WHAT THE TASK REQUIRES » Give every line again exactly as it appears, please, but not the pictures.

-- BEGIN ITEMS --

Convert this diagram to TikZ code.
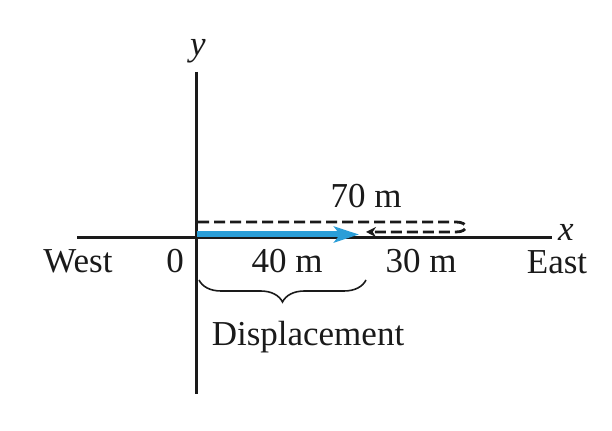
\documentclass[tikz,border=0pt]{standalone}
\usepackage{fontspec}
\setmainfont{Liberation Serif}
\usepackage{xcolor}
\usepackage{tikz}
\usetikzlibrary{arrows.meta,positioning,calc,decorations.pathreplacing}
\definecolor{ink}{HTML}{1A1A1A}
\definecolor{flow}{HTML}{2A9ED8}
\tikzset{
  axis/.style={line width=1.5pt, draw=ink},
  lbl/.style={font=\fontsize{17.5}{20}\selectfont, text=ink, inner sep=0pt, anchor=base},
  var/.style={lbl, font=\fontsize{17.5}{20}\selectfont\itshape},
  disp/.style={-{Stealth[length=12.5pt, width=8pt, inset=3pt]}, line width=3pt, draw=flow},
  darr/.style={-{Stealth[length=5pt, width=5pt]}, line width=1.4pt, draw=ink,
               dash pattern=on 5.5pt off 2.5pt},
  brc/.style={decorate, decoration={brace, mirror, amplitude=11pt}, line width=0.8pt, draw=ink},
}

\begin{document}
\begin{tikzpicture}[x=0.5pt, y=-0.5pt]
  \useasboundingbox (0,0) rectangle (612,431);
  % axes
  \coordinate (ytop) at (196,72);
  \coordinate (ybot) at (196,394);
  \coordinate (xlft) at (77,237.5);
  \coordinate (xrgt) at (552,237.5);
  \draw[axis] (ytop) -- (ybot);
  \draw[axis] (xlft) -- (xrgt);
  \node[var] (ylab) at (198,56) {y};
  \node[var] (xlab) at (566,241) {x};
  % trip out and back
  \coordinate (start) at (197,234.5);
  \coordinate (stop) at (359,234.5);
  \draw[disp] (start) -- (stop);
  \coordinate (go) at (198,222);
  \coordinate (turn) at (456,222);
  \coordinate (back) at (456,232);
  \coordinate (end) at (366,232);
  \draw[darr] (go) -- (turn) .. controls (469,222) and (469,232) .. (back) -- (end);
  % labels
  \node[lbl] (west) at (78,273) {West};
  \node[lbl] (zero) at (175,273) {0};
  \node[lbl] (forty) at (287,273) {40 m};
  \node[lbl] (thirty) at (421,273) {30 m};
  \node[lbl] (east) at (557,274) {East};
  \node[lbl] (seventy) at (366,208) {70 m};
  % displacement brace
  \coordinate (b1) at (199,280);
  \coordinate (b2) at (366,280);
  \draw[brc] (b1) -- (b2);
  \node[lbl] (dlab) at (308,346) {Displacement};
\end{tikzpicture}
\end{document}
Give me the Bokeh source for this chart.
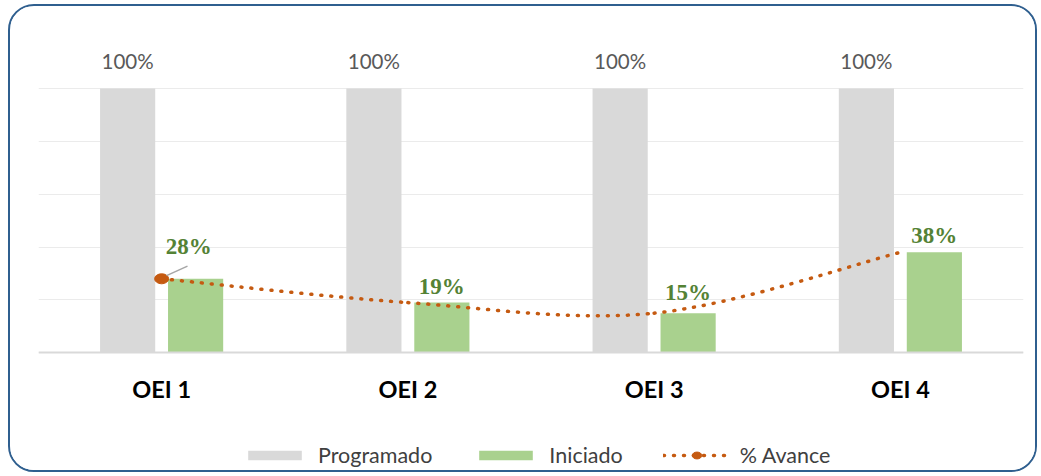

-- END ITEMS --

TASK OUTPUT »
Convert this diagram to TikZ code.
\documentclass[tikz,border=0pt]{standalone}
\usepackage{fontspec}
\setmainfont{Liberation Serif}
\usepackage{xcolor}
\usepackage{tikz}
\usetikzlibrary{arrows.meta,positioning,calc,decorations.pathreplacing}
\definecolor{ink}{HTML}{1A1A1A}
\definecolor{flow}{HTML}{2A9ED8}
\tikzset{
  axis/.style={line width=1.5pt, draw=ink},
  lbl/.style={font=\fontsize{17.5}{20}\selectfont, text=ink, inner sep=0pt, anchor=base},
  var/.style={lbl, font=\fontsize{17.5}{20}\selectfont\itshape},
  disp/.style={-{Stealth[length=12.5pt, width=8pt, inset=3pt]}, line width=3pt, draw=flow},
  darr/.style={-{Stealth[length=5pt, width=5pt]}, line width=1.4pt, draw=ink,
               dash pattern=on 5.5pt off 2.5pt},
  brc/.style={decorate, decoration={brace, mirror, amplitude=11pt}, line width=0.8pt, draw=ink},
}

\begin{document}
\begin{tikzpicture}[x=0.5pt, y=-0.5pt]
  \useasboundingbox (0,0) rectangle (612,431);
  % axes
  \coordinate (ytop) at (196,72);
  \coordinate (ybot) at (196,394);
  \coordinate (xlft) at (77,237.5);
  \coordinate (xrgt) at (552,237.5);
  \draw[axis] (ytop) -- (ybot);
  \draw[axis] (xlft) -- (xrgt);
  \node[var] (ylab) at (198,56) {y};
  \node[var] (xlab) at (566,241) {x};
  % trip out and back
  \coordinate (start) at (197,234.5);
  \coordinate (stop) at (359,234.5);
  \draw[disp] (start) -- (stop);
  \coordinate (go) at (198,222);
  \coordinate (turn) at (456,222);
  \coordinate (back) at (456,232);
  \coordinate (end) at (366,232);
  \draw[darr] (go) -- (turn) .. controls (469,222) and (469,232) .. (back) -- (end);
  % labels
  \node[lbl] (west) at (78,273) {West};
  \node[lbl] (zero) at (175,273) {0};
  \node[lbl] (forty) at (287,273) {40 m};
  \node[lbl] (thirty) at (421,273) {30 m};
  \node[lbl] (east) at (557,274) {East};
  \node[lbl] (seventy) at (366,208) {70 m};
  % displacement brace
  \coordinate (b1) at (199,280);
  \coordinate (b2) at (366,280);
  \draw[brc] (b1) -- (b2);
  \node[lbl] (dlab) at (308,346) {Displacement};
\end{tikzpicture}
\end{document}
Give me the Bokeh source for this chart.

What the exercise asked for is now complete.